The Benefits of Emergency Reserves in Goal Preference and Persistence

Abstract

Marketers of programs that are designed to help consumers reach long-term goals face twin challenges of making the program attractive enough to encourage consumer signup while still motivating them to reach their desirable long-term goals. I examine how incorporating emergency reserves, pre-defined slack with a small cost, within goals influences consumers’ preferences and performance. Overall, I find that consumers not only prefer goals with emergency reserves to goals without emergency reserves but also perform better with them. In Chapter One, I demonstrate when and why people prefer goals with emergency reserves. Further, in Chapter One, I also reveal that consumers perform better with goals with emergency reserves than with goals without emergency reserves and other flexible goals because they try to resist using their emergency reserve in order to avoid incurring the cost for using it, leading them to try harder to reach a more difficult reference point/goal.
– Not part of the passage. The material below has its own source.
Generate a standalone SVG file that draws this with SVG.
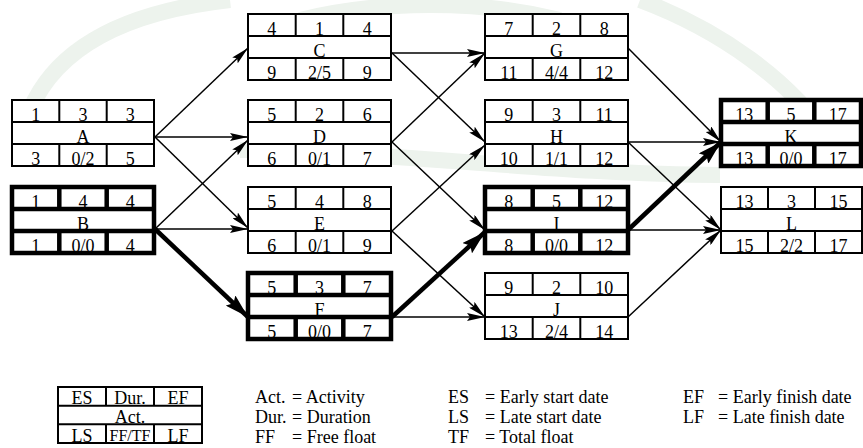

In Chapter Two, I demonstrate that consumers persist more after a subgoal failure with goals with emergency reserves than goals without emergency reserves; I find that the emergency reserve alleviate the negative consequences of goal violation by transforming a sense of subgoal failure into subgoal progress, leading consumers to feel more committed to their goal, and thus increasing their likelihood of persisting at their goals. By offering emergency reserves, marketers can not only attract consumers to sign-up initially but also help them reach these desirable long-term goals they have been struggling to achieve.